Now he leads the PGA Championship at soggy Valhalla Golf Club, where he's going for two majors in a row and three wins in as many starts.
But above all his envied attributes, patience is perhaps his best quality.
Even before he turned his present age of 25, McIlroy had mastered the quality of tolerating delay. Instant satisfaction hasn't been life and death. He has long trusted his talent and the inner strength to put time on his side.
When he switched out his entire bag and ball with the well-publicized move from Titleist to Nike in January of 2013, he came close but never pulled out his then unruly hair as he struggled with the change.
As his former management team and present representation battle over millions, a fight that will reach the courtroom, McIlroy hasn't shown any stress outwardly. And earlier this season when he wasn't winning but felt his game was right at the doorstep of explosion, he kept working hard and just waited for everything to click.
On Friday he was Job.
On a morning when there was plenty of squeegee action at Valhalla – even in the media center – and the worst of the unrelenting rain was soaking the big track, McIlroy persevered and kept his poise.
He overcame an early bogey and one more on his 11th hole with four birdies and an eagle on the 18th.
With rounds of 66-67, he is now 41-under in his last 10 competitive rounds – six of those in majors.
"My patience, of course it was tested because I didn't play quite as well as I did (Thursday). I had to get up-and-down a few times. Missed a few greens. It just wasn't as stress-free as it was yesterday," McIlroy said. " … Pretty scrappy, to be honest, around the start of the front nine. Conditions obviously were a little tougher, especially on our front nine. You really needed to stay patient because the rain was coming down pretty heavily at times.

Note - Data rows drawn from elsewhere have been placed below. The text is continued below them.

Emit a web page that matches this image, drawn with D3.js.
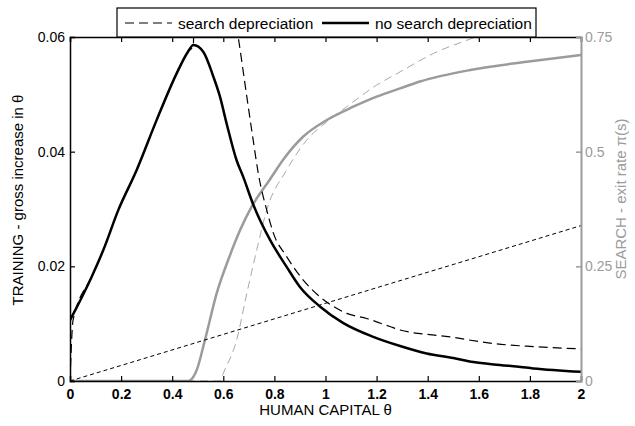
<!DOCTYPE html>
<html>
<head>
<meta charset="utf-8">
<script src="https://cdn.jsdelivr.net/npm/d3@7"></script>
<style>
  body { margin: 0; background: #fff; }
  svg { font-family: "Liberation Sans", Arial, sans-serif; }
</style>
</head>
<body>
<svg id="chart" width="635" height="426"></svg>
<script>
'use strict';

// training, no search depreciation (left axis)
const trainNoDepX = [0, 0.085, 0.13, 0.189, 0.261, 0.339, 0.418, 0.46, 0.483, 0.522, 0.561, 0.587, 0.613, 0.652, 0.678, 0.717, 0.783, 0.848, 0.9, 0.978, 1.07, 1.187, 1.292, 1.396, 1.5, 1.579, 1.683, 1.813, 2];
const trainNoDepY = [0.0106, 0.0182, 0.0228, 0.0298, 0.0368, 0.0455, 0.0537, 0.0573, 0.0586, 0.0574, 0.0531, 0.0496, 0.0449, 0.0385, 0.0356, 0.0308, 0.0246, 0.0199, 0.0164, 0.013, 0.0101, 0.0077, 0.0061, 0.0048, 0.004, 0.0033, 0.0028, 0.0022, 0.0016];

// training, search depreciation (left axis)
const trainDepX = [0, 0.012, 0.085, 0.13, 0.189, 0.261, 0.339, 0.418, 0.46, 0.483, 0.49, 0.6, 0.659, 0.692, 0.717, 0.737, 0.77, 0.796, 0.848, 0.913, 0.978, 1.031, 1.083, 1.161, 1.252, 1.292, 1.487, 1.644, 1.813, 2];
const trainDepY = [0, 0.0106, 0.0182, 0.0228, 0.0298, 0.0368, 0.0455, 0.0537, 0.0573, 0.0586, 0.12, 0.075, 0.0598, 0.0496, 0.042, 0.0362, 0.0298, 0.0258, 0.0217, 0.0176, 0.0147, 0.013, 0.0118, 0.0109, 0.0095, 0.0089, 0.0077, 0.0066, 0.006, 0.0056];

// reference straight line (left axis)
const refLineX = [0, 2];
const refLineY = [0, 0.0271];

// search exit rate, no depreciation (right axis)
const searchNoDepX = [0, 0.463, 0.496, 0.528, 0.574, 0.626, 0.665, 0.711, 0.783, 0.835, 0.913, 1.005, 1.109, 1.2, 1.292, 1.37, 1.566, 1.788, 2];
const searchNoDepY = [0, 0, 0.024, 0.089, 0.191, 0.274, 0.328, 0.38, 0.44, 0.483, 0.533, 0.569, 0.598, 0.62, 0.638, 0.653, 0.678, 0.696, 0.711];

// search exit rate, depreciation (right axis)
const searchDepX = [0, 0.587, 0.6, 0.652, 0.692, 0.731, 0.77, 0.848, 0.926, 1.005, 1.083, 1.2, 1.292, 1.422, 1.592, 1.7];
const searchDepY = [0, 0, 0.017, 0.089, 0.191, 0.286, 0.373, 0.46, 0.525, 0.565, 0.598, 0.645, 0.674, 0.714, 0.751, 0.775];

const xTicks = [0, 0.2, 0.4, 0.6, 0.8, 1, 1.2, 1.4, 1.6, 1.8, 2];
const leftTicks = [0, 0.02, 0.04, 0.06];
const rightTicks = [0, 0.25, 0.5, 0.75];

const margin = { left: 70, right: 54, top: 37, bottom: 45 };
const W = 635, H = 426;
const svg = d3.select("#chart");
const grey = "#9b9b9b";

const x = d3.scaleLinear().domain([0, 2]).range([margin.left, W - margin.right]);
const yL = d3.scaleLinear().domain([0, 0.06]).range([H - margin.bottom, margin.top]);
const yR = d3.scaleLinear().domain([0, 0.75]).range([H - margin.bottom, margin.top]);

svg.append("clipPath").attr("id", "clip")
  .append("rect")
  .attr("x", x(0)).attr("y", yL(0.06))
  .attr("width", x(2) - x(0)).attr("height", yL(0) - yL(0.06));

const plot = svg.append("g").attr("clip-path", "url(#clip)");

function drawSeries(xs, ys, yScale, color, width, dash) {
  const pts = xs.map((d, i) => [d, ys[i]]);
  plot.append("path")
    .datum(pts)
    .attr("fill", "none")
    .attr("stroke", color)
    .attr("stroke-width", width)
    .attr("stroke-dasharray", dash)
    .attr("stroke-linejoin", "round")
    .attr("d", d3.line().curve(d3.curveMonotoneX).x(d => x(d[0])).y(d => yScale(d[1])));
}

drawSeries(searchDepX, searchDepY, yR, "#a8a8a8", 1, "8,5");
drawSeries(searchNoDepX, searchNoDepY, yR, grey, 2.5, null);
drawSeries(refLineX, refLineY, yL, "#000", 1, "4,3");
drawSeries(trainDepX, trainDepY, yL, "#000", 1.2, "9,5");
drawSeries(trainNoDepX, trainNoDepY, yL, "#000", 2.5, null);

// axes
const fmt = d => (d === 0 ? "0" : String(d));

const bottomAxis = svg.append("g")
  .attr("transform", `translate(0,${yL(0)})`)
  .call(d3.axisBottom(x).tickValues(xTicks).tickSize(-5).tickPadding(8).tickFormat(fmt));
bottomAxis.selectAll("text").attr("font-size", 14).attr("font-weight", "bold")
  .attr("font-family", "Liberation Sans, Arial, sans-serif");

const topAxis = svg.append("g")
  .attr("transform", `translate(0,${yL(0.06)})`)
  .call(d3.axisTop(x).tickValues(xTicks).tickSize(-5).tickFormat(""));

const leftAxis = svg.append("g")
  .attr("transform", `translate(${x(0)},0)`)
  .call(d3.axisLeft(yL).tickValues(leftTicks).tickSize(-5).tickPadding(5).tickFormat(fmt));
leftAxis.selectAll("text").attr("font-size", 14)
  .attr("font-family", "Liberation Sans, Arial, sans-serif");

const rightAxis = svg.append("g")
  .attr("transform", `translate(${x(2)},0)`)
  .call(d3.axisRight(yR).tickValues(rightTicks).tickSize(-5).tickPadding(4).tickFormat(fmt));
rightAxis.selectAll("text").attr("font-size", 14).attr("fill", grey)
  .attr("font-family", "Liberation Sans, Arial, sans-serif");
rightAxis.selectAll("line").attr("stroke", grey);

[bottomAxis, topAxis, leftAxis].forEach(g => {
  g.select(".domain").attr("stroke", "#000").attr("stroke-width", 1.5);
  g.selectAll(".tick line").attr("stroke", "#000").attr("stroke-width", 1.2);
});
rightAxis.select(".domain").attr("stroke", grey).attr("stroke-width", 2);
rightAxis.selectAll(".tick line").attr("stroke-width", 1.5);

// axis titles
svg.append("text")
  .attr("x", (x(0) + x(2)) / 2).attr("y", 415)
  .attr("text-anchor", "middle").attr("font-size", 15)
  .text("HUMAN CAPITAL θ");

svg.append("text")
  .attr("transform", "translate(23,200) rotate(-90)")
  .attr("text-anchor", "middle").attr("font-size", 15)
  .text("TRAINING - gross increase in θ");

svg.append("text")
  .attr("transform", "translate(626,199) rotate(-90)")
  .attr("text-anchor", "middle").attr("font-size", 15).attr("fill", grey)
  .text("SEARCH - exit rate π(s)");

// legend
const legend = svg.append("g");
legend.append("rect")
  .attr("x", 117).attr("y", 8).attr("width", 419).attr("height", 29)
  .attr("fill", "#fff").attr("stroke", "#000").attr("stroke-width", 1.2);
const legendItems = [
  { label: "search depreciation", x0: 125, dash: "9,5", width: 1.2 },
  { label: "no search depreciation", x0: 322, dash: null, width: 2.5 }
];
legendItems.forEach(d => {
  legend.append("line")
    .attr("x1", d.x0).attr("x2", d.x0 + 47).attr("y1", 23).attr("y2", 23)
    .attr("stroke", "#000").attr("stroke-width", d.width).attr("stroke-dasharray", d.dash);
  legend.append("text")
    .attr("x", d.x0 + 53).attr("y", 28.5).attr("font-size", 15.5)
    .text(d.label);
});
</script>
</body>
</html>
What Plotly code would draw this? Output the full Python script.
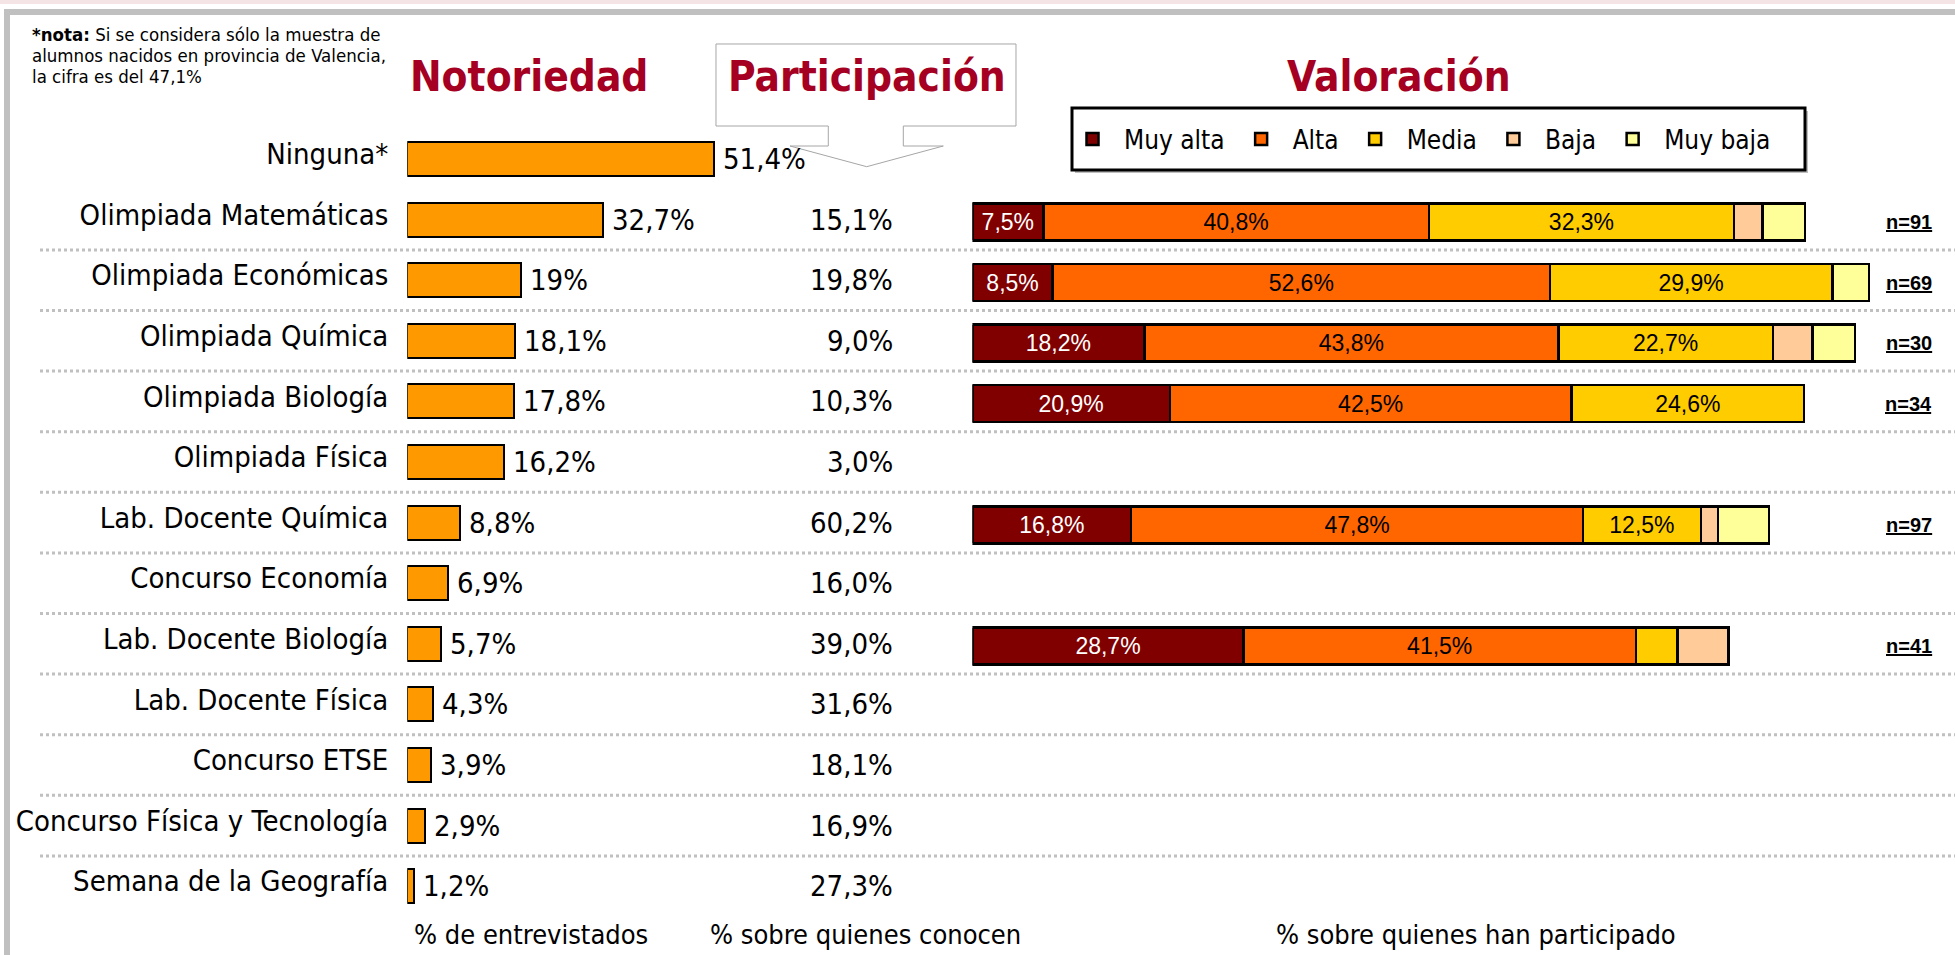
import plotly.graph_objects as go

# ---------------- data ----------------
categorias = [
    "Ninguna*", "Olimpiada Matemáticas", "Olimpiada Económicas", "Olimpiada Química",
    "Olimpiada Biología", "Olimpiada Física", "Lab. Docente Química", "Concurso Economía",
    "Lab. Docente Biología", "Lab. Docente Física", "Concurso ETSE",
    "Concurso Física y Tecnología", "Semana de la Geografía",
]
notoriedad = [51.4, 32.7, 19, 18.1, 17.8, 16.2, 8.8, 6.9, 5.7, 4.3, 3.9, 2.9, 1.2]
participacion = [None, 15.1, 19.8, 9.0, 10.3, 3.0, 60.2, 16.0, 39.0, 31.6, 18.1, 16.9, 27.3]

val_categorias = [
    "Olimpiada Matemáticas", "Olimpiada Económicas", "Olimpiada Química",
    "Olimpiada Biología", "Lab. Docente Química", "Lab. Docente Biología",
]
muy_alta = [7.5, 8.5, 18.2, 20.9, 16.8, 28.7]
alta = [40.8, 52.6, 43.8, 42.5, 47.8, 41.5]
media = [32.3, 29.9, 22.7, 24.6, 12.5, 4.4]
baja = [3.0, None, 4.2, None, 1.8, 5.4]
muy_baja = [4.5, 3.9, 4.5, None, 5.4, None]
muestras = [91, 69, 30, 34, 97, 41]

niveles = ["Muy alta", "Alta", "Media", "Baja", "Muy baja"]
valoracion = [muy_alta, alta, media, baja, muy_baja]

nota_lineas = [
    "<b>*nota:</b> Si se considera sólo la muestra de",
    "alumnos nacidos en provincia de Valencia,",
    "la cifra es del 47,1%",
]

# ---------------- styling / geometry ----------------
W, H = 1955, 955
FONT = "DejaVu Sans Condensed, DejaVu Sans, sans-serif"
ARIAL = "Liberation Sans, Arial, sans-serif"
TITLE_RED = "#A50021"
NARANJA = "#FF9900"
COLORES = ["#800000", "#FF6600", "#FFCC00", "#FFCC99", "#FFFF99"]
TEXTO_SEG = ["white", "black", "black", "black", "black"]
GRIS = "#C0C0C0"

ROW0, PITCH = 159.0, 60.6          # first row centre, row spacing (px)
X0_N, PX_N = 407.3, 5.97           # notoriedad axis origin, px per %
X0_V, PX_V = 972.4, 9.45           # valoracion axis origin, px per %
X1_N = 900.0


def px(x):
    return x / W


def py(y):
    return 1 - y / H


def pct(v, dec=None):
    s = f"{v:g}" if dec is None else f"{v:.{dec}f}"
    return s.replace(".", ",") + "%"


top_n = -ROW0 / PITCH
bot_n = top_n + H / PITCH
top_v = -(ROW0 + 2.3) / PITCH
bot_v = top_v + H / PITCH

fig = go.Figure()

# Notoriedad bars
fig.add_trace(go.Bar(
    y=categorias, x=notoriedad, orientation="h", width=0.56,
    marker=dict(color=NARANJA, line=dict(color="black", width=2)),
    showlegend=False, hoverinfo="x+y", xaxis="x", yaxis="y",
))

# Valoracion stacked bars
for nombre, serie, color, tcol in zip(niveles, valoracion, COLORES, TEXTO_SEG):
    etiquetas = [pct(v, 1) if (v is not None and v >= 7) else "" for v in serie]
    fig.add_trace(go.Bar(
        y=val_categorias, x=serie, name=nombre, orientation="h", width=0.61,
        marker=dict(color=color, line=dict(color="black", width=2.5)),
        text=etiquetas, textposition="inside", insidetextanchor="middle",
        textangle=0, constraintext="none",
        insidetextfont=dict(family=ARIAL, size=23, color=tcol),
        xaxis="x2", yaxis="y2",
    ))

annotations = []

# value labels next to notoriedad bars
for cat, v in zip(categorias, notoriedad):
    annotations.append(dict(
        x=v, y=cat, xref="x", yref="y", text=pct(v), showarrow=False,
        xanchor="left", yanchor="middle", xshift=7,
        font=dict(family=FONT, size=29, color="black"),
    ))

# participacion column
for cat, v in zip(categorias, participacion):
    if v is None:
        continue
    annotations.append(dict(
        x=px(895), y=cat, xref="paper", yref="y", text=pct(v, 1), showarrow=False,
        xanchor="right", yanchor="middle",
        font=dict(family=FONT, size=29, color="black"),
    ))

# sample sizes
for cat, n in zip(val_categorias, muestras):
    annotations.append(dict(
        x=px(1934), y=cat, xref="paper", yref="y2", text=f"<b><u>n={n}</u></b>",
        showarrow=False, xanchor="right", yanchor="middle",
        font=dict(family=ARIAL, size=20, color="black"),
    ))

# section titles
for texto, xc in [("Notoriedad", 529), ("Participación", 867), ("Valoración", 1399)]:
    annotations.append(dict(
        x=px(xc), y=py(76), xref="paper", yref="paper", text=f"<b>{texto}</b>",
        showarrow=False, xanchor="center", yanchor="middle",
        font=dict(family=FONT, size=42, color=TITLE_RED),
    ))

# column footers
for texto, xc in [("% de entrevistados", 531), ("% sobre quienes conocen", 865),
                  ("% sobre quienes han participado", 1476)]:
    annotations.append(dict(
        x=px(xc), y=py(934), xref="paper", yref="paper", text=texto,
        showarrow=False, xanchor="center", yanchor="middle",
        font=dict(family=FONT, size=27, color="black"),
    ))

# footnote, one line at a time for tight spacing
for linea, yc in zip(nota_lineas, [35, 56, 77]):
    annotations.append(dict(
        x=px(30), y=py(yc), xref="paper", yref="paper", text=linea, showarrow=False,
        xanchor="left", yanchor="middle", align="left",
        font=dict(family=FONT, size=18.5, color="black"),
    ))

shapes = []
# faint top strip and grey frame
shapes.append(dict(type="rect", xref="paper", yref="paper", x0=0, x1=1, y0=py(4), y1=1,
                   fillcolor="#F4E4E6", line=dict(width=0), layer="below"))
shapes.append(dict(type="rect", xref="paper", yref="paper", x0=px(4), x1=1, y0=py(15), y1=py(9),
                   fillcolor=GRIS, line=dict(width=0), layer="below"))
shapes.append(dict(type="rect", xref="paper", yref="paper", x0=px(4), x1=px(10), y0=0, y1=py(9),
                   fillcolor=GRIS, line=dict(width=0), layer="below"))

# dotted row separators
for i in range(1, len(categorias) - 1):
    shapes.append(dict(type="line", xref="paper", yref="y", x0=px(40), x1=1,
                       y0=i + 0.5, y1=i + 0.5,
                       line=dict(color=GRIS, width=3, dash="dot"), layer="below"))

# callout box behind "Participación"
callout = [(716, 44), (1016, 44), (1016, 126), (903.3, 126), (903.3, 146), (943.3, 146),
           (866.7, 166.7), (790, 146), (828.3, 146), (828.3, 126), (716, 126)]
path = "M " + " L ".join(f"{px(a):.5f},{py(b):.5f}" for a, b in callout) + " Z"
shapes.append(dict(type="path", xref="paper", yref="paper", path=path,
                   fillcolor="white", line=dict(color="#A6A6A6", width=1), layer="below"))

# legend frame
shapes.append(dict(type="rect", xref="paper", yref="paper", x0=px(1075), x1=px(1808),
                   y0=py(173), y1=py(111), fillcolor="#BFBFBF", line=dict(width=0), layer="below"))
shapes.append(dict(type="rect", xref="paper", yref="paper", x0=px(1072), x1=px(1805),
                   y0=py(170), y1=py(108), fillcolor="white",
                   line=dict(color="black", width=3), layer="below"))

fig.update_layout(
    width=W, height=H,
    margin=dict(l=0, r=0, t=0, b=0),
    paper_bgcolor="white", plot_bgcolor="rgba(0,0,0,0)",
    barmode="stack", bargap=0.4,
    font=dict(family=FONT, color="black"),
    xaxis=dict(domain=[px(X0_N), px(X1_N)], range=[0, (X1_N - X0_N) / PX_N],
               visible=False, anchor="y", fixedrange=True),
    yaxis=dict(domain=[0, 1], type="category", categoryorder="array",
               categoryarray=categorias, range=[bot_n, top_n], anchor="x",
               showgrid=False, zeroline=False, showline=False, ticks="",
               ticklabelstandoff=18, ticklabelshift=5,
               tickfont=dict(family=FONT, size=29, color="black"),
               fixedrange=True),
    xaxis2=dict(domain=[px(X0_V), 1], range=[0, (W - X0_V) / PX_V],
                visible=False, anchor="y2", fixedrange=True),
    yaxis2=dict(domain=[0, 1], type="category", categoryorder="array",
                categoryarray=categorias, range=[bot_v, top_v], anchor="x2",
                visible=False, fixedrange=True),
    legend=dict(orientation="h", x=px(1061), y=py(139), xanchor="left", yanchor="middle",
                bgcolor="rgba(0,0,0,0)", borderwidth=0, itemwidth=53,
                font=dict(family=FONT, size=26, color="black"), traceorder="normal",
                itemclick=False, itemdoubleclick=False),
    annotations=annotations,
    shapes=shapes,
)

fig.write_html("out.html")
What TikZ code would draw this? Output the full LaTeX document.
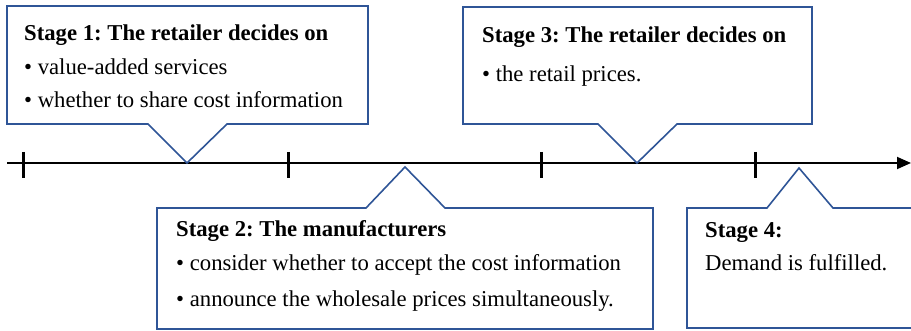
\documentclass[tikz,border=0pt]{standalone}
\usepackage{fontspec}
\setmainfont{Liberation Serif}
\usetikzlibrary{arrows.meta}
\definecolor{stageblue}{HTML}{2F5597}
\frenchspacing

\begin{document}
\begin{tikzpicture}[x=1pt,y=-1pt,
  callout/.style={draw=stageblue,line width=1.6pt,line join=miter,fill=white},
  stagetxt/.style={anchor=base west,inner sep=0pt,font=\fontsize{22.7}{34}\selectfont}]
\clip (0,0) rectangle (911,331);
% time axis with four ticks
\draw[line width=1.8pt,-{Triangle[length=14pt,width=12pt]}] (7,163) -- (911,163);
\foreach \tx in {23,288,541,755}
  \draw[line width=3pt] (\tx,152) -- (\tx,178);
% callout boxes, the pointer tip sits on the axis
\draw[callout] (7,6) -- (368,6) -- (368,124) -- (227,124) -- (187,163) -- (148,124) -- (7,124) -- cycle;
\draw[callout] (463,7) -- (812,7) -- (812,124) -- (677,124) -- (637,163) -- (598,124) -- (463,124) -- cycle;
\draw[callout] (157,208) -- (366,208) -- (405,167) -- (445,208) -- (653,208) -- (653,329) -- (157,329) -- cycle;
\draw[callout] (687,208) -- (767,208) -- (799,168) -- (833,208) -- (925,208) -- (925,328) -- (687,328) -- cycle;
% stage 1
\node[stagetxt] (s1title) at (24,41) {\textbf{Stage 1: The retailer decides on}};
\node[stagetxt] (s1a) at (24,75) {\textbullet\ value-added services};
\node[stagetxt] (s1b) at (24,108) {\textbullet\ whether to share cost information};
% stage 2
\node[stagetxt] (s2title) at (176,237) {\textbf{Stage 2: The manufacturers}};
\node[stagetxt] (s2a) at (176,271) {\textbullet\ consider whether to accept the cost information};
\node[stagetxt] (s2b) at (176,307) {\textbullet\ announce the wholesale prices simultaneously.};
% stage 3
\node[stagetxt] (s3title) at (482,43) {\textbf{Stage 3: The retailer decides on}};
\node[stagetxt] (s3a) at (482,82) {\textbullet\ the retail prices.};
% stage 4
\node[stagetxt] (s4title) at (705,238) {\textbf{Stage 4:}};
\node[stagetxt] (s4a) at (705,271) {Demand is fulfilled.};
\end{tikzpicture}
\end{document}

" … But you can't do anything about the conditions."
But along with Mother Nature and Valhalla, McIlroy had to tolerate playing partner Bubba Watson, whose short fuse erupted after he made birdies on his first two holes.
The reigning and two-time Masters champion complained about the wetness and his inability to grip the club. He had his caddie tee the ball up for him at one hole so he wouldn't get wet. He dropped an F-bomb after hitting an errant shot. "I can't play golf, I got nothing, I got nothing," Watson said after another poor shot.
There were no complaints from McIlroy.
"I've complained after a lot of shots before and everyone out here moans about something. It's just part of it," McIlroy said. "I don't really pay attention to my playing partners that much anyway. I could see how some people could maybe be affected by it. Look, everyone complains at some point or another.
"I've been guilty of it before and a lot of other players on the PGA Tour have done the same thing. But it didn't affect me today, no."
McIlroy was being kind.
That's another impressive quality about the young man.